À son tour, le secrétaire d’État américain Anthony Blinken a déclaré que le tribunal n’avait aucune compétence sur les actions d’Israël remettant en question « la légitimité et la crédibilité de cette enquête ». Mais la chambre préliminaire de la CPI a déjà rejeté cet argument, sur la base du vote écrasant de l’Assemblée générale des Nations Unies accordant à la Palestine le statut d’« État observateur non membre ».
Washington affirme en outre que le procureur de la CPI aurait dû s’en remettre aux auto-enquêtes israéliennes en vertu de ce que l’on appelle le principe de complémentarité.
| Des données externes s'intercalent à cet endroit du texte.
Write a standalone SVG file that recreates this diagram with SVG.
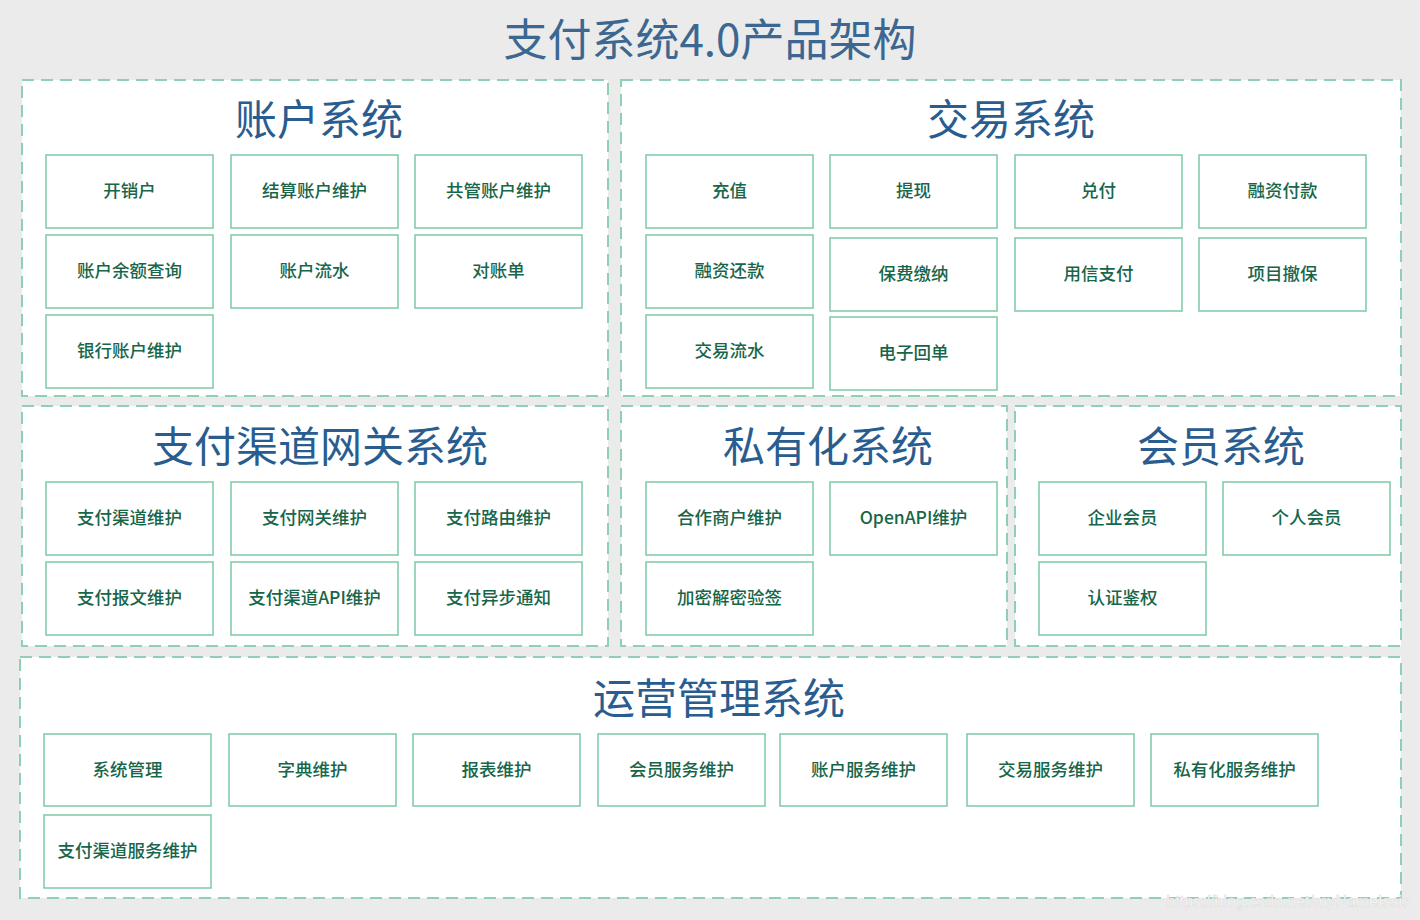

Mais Roth démystifie totalement l’idée selon laquelle Israël est capable d’enquêter objectivement sur ses crimes de guerre : « Israël a annoncé 70 enquêtes, mais aucune sur la stratégie de famine qui est au cœur de l’affaire actuelle de la CPI. »
De plus, Roth souligne qu’« Israël n’a pas l’habitude de poursuivre de hauts responsables pour crimes de guerre » et il est peu probable qu’il le fasse dans un avenir proche, compte tenu de la réponse méprisante de Netanyahu à la demande de la CPI dans laquelle il a qualifié Khan d’« antisémite ».
Sanctionner la justice
Entre-temps, la Chambre des représentants des États-Unis a adopté une loi visant à sanctionner le tribunal pour avoir demandé des mandats d’arrêt contre de hauts dirigeants israéliens, loi qui attend maintenant son approbation par le Sénat américain. La législation vise à sanctionner les individus qui se sont « directement engagés ou ont autrement aidé » la CPI à poursuivre des Américains ou des citoyens d’alliés des États-Unis qui ne reconnaissent pas la CPI, y compris Israël.
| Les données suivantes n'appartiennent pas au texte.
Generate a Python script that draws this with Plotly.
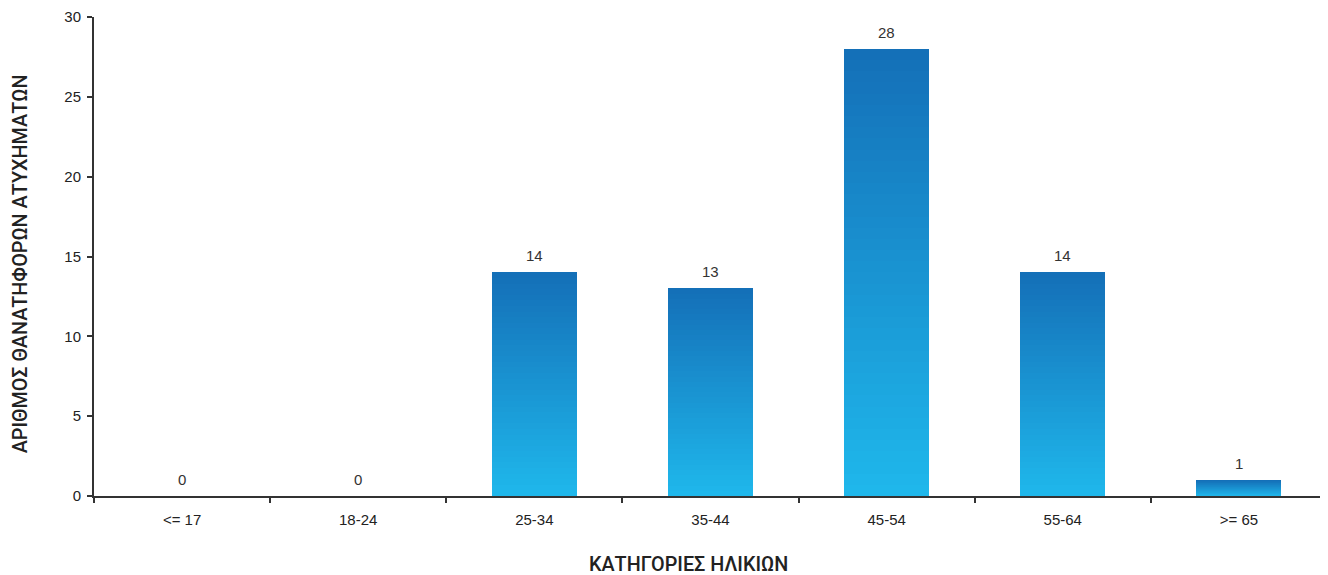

Le principal intérêt de Washington à restreindre la portée de la CPI est la crainte que la Cour puisse tourner son attention et son influence juridique vers les troupes et les responsables américains engagés dans des agressions et des opérations militaires illégales à travers le monde.
Ce n’est pas la première fois que Washington et Tel Aviv menacent la CPI et le Bureau du Procureur spécial. Le professeur Akram rappelle que l’ancien président Donald Trump a publié un décret gelant les comptes américains de l’ancienne procureure spéciale Fatou Bensouda et de ses collaborateurs et leur refusant les visas pour entrer aux États-Unis et se présenter au siège des Nations Unies à New York.
Un récent rapport d’enquête du Guardian a révélé qu’Israël a mené une campagne de harcèlement et de menaces contre Bensouda et sa famille pendant 10 ans, au cours de laquelle ses agences de renseignement ont été déployées « pour surveiller, pirater, faire pression, diffamer et prétendument menacer les hauts responsables de la CPI en une tentative pour faire dérailler les enquêtes du tribunal. »
Mais, comme le soutient Zyberi, sanctionner la CPI ou son personnel pour avoir enquêté sur la situation palestinienne viole le Statut de la CPI, interférant avec l’administration de la justice, et justifie donc – en soi – des sanctions au titre de l’article 70.
Quigley affirme que la réaction de Washington témoigne d’un mépris pour l’État de droit : il soutient la CPI contre ses adversaires mais la dénonce lorsque ses alliés sont pris pour cible. Cette dualité a été soulignée par le procureur Khan dans une interview avec CNN lorsqu’il a révélé l’aveu étonnant d’un haut dirigeant : « Cette cour [la CPI] est construite pour l’Afrique et pour des voyous comme Poutine. »
Pour Akram, l’accent mis par la CPI sur les auteurs africains et balkaniques ignore en fait les crimes des puissances occidentales, par exemple ceux des États-Unis et du Royaume-Uni en Irak et en Afghanistan. L’affaire contre Netanyahu et Gallant, estime-t-elle, met aujourd’hui à l’épreuve la crédibilité du tribunal – tandis que Roth considère les mandats d’arrêt potentiels comme la preuve que même des dirigeants puissants peuvent être tenus responsables en vertu de la loi.
Si le processus initié par Khan porte ses fruits, la CPI sera dans une position unique pour remodeler les frontières de la justice internationale et demander des comptes aux criminels de guerre – quelle que soit leur nationalité, leur race ou leur religion. Cela nous rapproche du droit international et nous éloigne d’une ère d’impunité décidée par l’Occident.